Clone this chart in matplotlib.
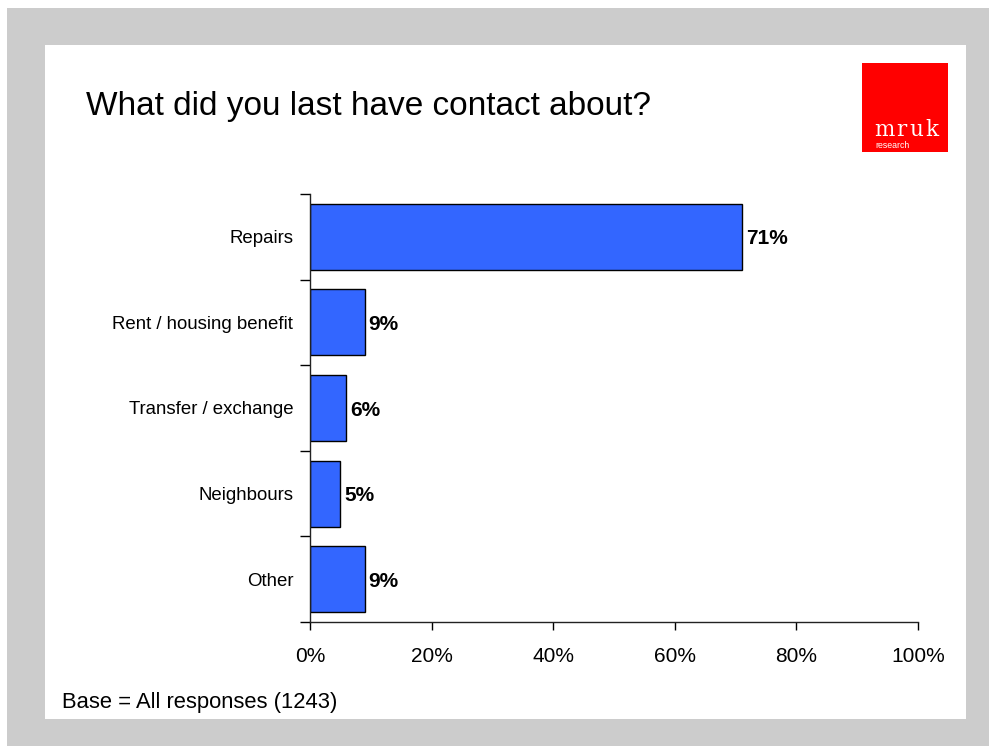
import matplotlib
matplotlib.use("Agg")
import matplotlib.pyplot as plt
from matplotlib.patches import Rectangle

categories = ["Repairs", "Rent / housing benefit", "Transfer / exchange", "Neighbours", "Other"]
values = [71, 9, 6, 5, 9]
xticks = [0, 20, 40, 60, 80, 100]
xticklabels = ["0%", "20%", "40%", "60%", "80%", "100%"]

plt.rcParams["font.family"] = ["Liberation Sans", "DejaVu Sans"]

W, H = 989, 746
fig = plt.figure(figsize=(W / 100, H / 100), dpi=100)
fig.patch.set_facecolor("white")


def fx(px):
    return px / W


def fy(py):
    return 1 - py / H


# grey frame and white slide
fig.patches.append(Rectangle((fx(7), fy(746)), fx(989 - 7), (746 - 8) / H,
                             transform=fig.transFigure, facecolor="#cccccc", edgecolor="none", zorder=-3))
fig.patches.append(Rectangle((fx(45), fy(719)), fx(966 - 45), (719 - 45) / H,
                             transform=fig.transFigure, facecolor="white", edgecolor="none", zorder=-2))

# logo: red square with spaced serif lettering
fig.patches.append(Rectangle((fx(862), fy(152)), fx(948 - 862), (152 - 63) / H,
                             transform=fig.transFigure, facecolor="#ff0000", edgecolor="none", zorder=-1))
for letter, xp in zip("mruk", [874, 896.5, 909.5, 925.5]):
    fig.text(fx(xp), fy(136), letter, color="white", fontsize=15.5, family="DejaVu Serif",
             ha="left", va="baseline")
fig.text(fx(875), fy(147.5), "research", color="white", fontsize=6.3, ha="left", va="baseline")

# title and footnote
fig.text(fx(86), fy(115), "What did you last have contact about?", fontsize=24, ha="left", va="baseline")
fig.text(fx(62), fy(708), "Base = All responses (1243)", fontsize=15.8, ha="left", va="baseline")

# chart area
ax = fig.add_axes([fx(310), fy(622), fx(918 - 310), (622 - 194) / H])
ax.set_facecolor("none")
n = len(categories)
ypos = list(range(n))
ax.barh(ypos, values, height=0.77, color="#3366ff", edgecolor="black", linewidth=1.0, zorder=2)
for y, v in zip(ypos, values):
    ax.annotate(f"{v}%", (v, y), xytext=(4, -7.5), textcoords="offset pixels",
                fontsize=15, fontweight="bold", ha="left", va="baseline")

ax.set_ylim(n - 0.5, -0.5)
ax.set_xlim(0, 100)
ax.set_xticks(xticks)
ax.set_xticklabels(xticklabels, fontsize=15)
ax.tick_params(axis="x", direction="out", length=6, width=1, pad=12, colors="black")

# category boundaries carry outward ticks; labels sit at category centres
ax.set_yticks([i - 0.5 for i in range(n + 1)])
ax.set_yticklabels([])
ax.tick_params(axis="y", which="major", direction="out", length=7, width=1)
ax.set_yticks(ypos, minor=True)
ax.set_yticklabels(categories, minor=True, fontsize=13.4)
ax.tick_params(axis="y", which="minor", direction="in", length=5, width=1, pad=12)

for s in ["top", "right"]:
    ax.spines[s].set_visible(False)
for s in ["left", "bottom"]:
    ax.spines[s].set_linewidth(1)
    ax.spines[s].set_color("#222222")

fig.savefig("out.png", dpi=100)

> _Your goal_
Print the complete listing exactly as it stands, without its pictures.

> _Correct response_
Clone this chart in matplotlib.
import matplotlib
matplotlib.use("Agg")
import matplotlib.pyplot as plt
from matplotlib.patches import Rectangle

categories = ["Repairs", "Rent / housing benefit", "Transfer / exchange", "Neighbours", "Other"]
values = [71, 9, 6, 5, 9]
xticks = [0, 20, 40, 60, 80, 100]
xticklabels = ["0%", "20%", "40%", "60%", "80%", "100%"]

plt.rcParams["font.family"] = ["Liberation Sans", "DejaVu Sans"]

W, H = 989, 746
fig = plt.figure(figsize=(W / 100, H / 100), dpi=100)
fig.patch.set_facecolor("white")


def fx(px):
    return px / W


def fy(py):
    return 1 - py / H


# grey frame and white slide
fig.patches.append(Rectangle((fx(7), fy(746)), fx(989 - 7), (746 - 8) / H,
                             transform=fig.transFigure, facecolor="#cccccc", edgecolor="none", zorder=-3))
fig.patches.append(Rectangle((fx(45), fy(719)), fx(966 - 45), (719 - 45) / H,
                             transform=fig.transFigure, facecolor="white", edgecolor="none", zorder=-2))

# logo: red square with spaced serif lettering
fig.patches.append(Rectangle((fx(862), fy(152)), fx(948 - 862), (152 - 63) / H,
                             transform=fig.transFigure, facecolor="#ff0000", edgecolor="none", zorder=-1))
for letter, xp in zip("mruk", [874, 896.5, 909.5, 925.5]):
    fig.text(fx(xp), fy(136), letter, color="white", fontsize=15.5, family="DejaVu Serif",
             ha="left", va="baseline")
fig.text(fx(875), fy(147.5), "research", color="white", fontsize=6.3, ha="left", va="baseline")

# title and footnote
fig.text(fx(86), fy(115), "What did you last have contact about?", fontsize=24, ha="left", va="baseline")
fig.text(fx(62), fy(708), "Base = All responses (1243)", fontsize=15.8, ha="left", va="baseline")

# chart area
ax = fig.add_axes([fx(310), fy(622), fx(918 - 310), (622 - 194) / H])
ax.set_facecolor("none")
n = len(categories)
ypos = list(range(n))
ax.barh(ypos, values, height=0.77, color="#3366ff", edgecolor="black", linewidth=1.0, zorder=2)
for y, v in zip(ypos, values):
    ax.annotate(f"{v}%", (v, y), xytext=(4, -7.5), textcoords="offset pixels",
                fontsize=15, fontweight="bold", ha="left", va="baseline")

ax.set_ylim(n - 0.5, -0.5)
ax.set_xlim(0, 100)
ax.set_xticks(xticks)
ax.set_xticklabels(xticklabels, fontsize=15)
ax.tick_params(axis="x", direction="out", length=6, width=1, pad=12, colors="black")

# category boundaries carry outward ticks; labels sit at category centres
ax.set_yticks([i - 0.5 for i in range(n + 1)])
ax.set_yticklabels([])
ax.tick_params(axis="y", which="major", direction="out", length=7, width=1)
ax.set_yticks(ypos, minor=True)
ax.set_yticklabels(categories, minor=True, fontsize=13.4)
ax.tick_params(axis="y", which="minor", direction="in", length=5, width=1, pad=12)

for s in ["top", "right"]:
    ax.spines[s].set_visible(False)
for s in ["left", "bottom"]:
    ax.spines[s].set_linewidth(1)
    ax.spines[s].set_color("#222222")

fig.savefig("out.png", dpi=100)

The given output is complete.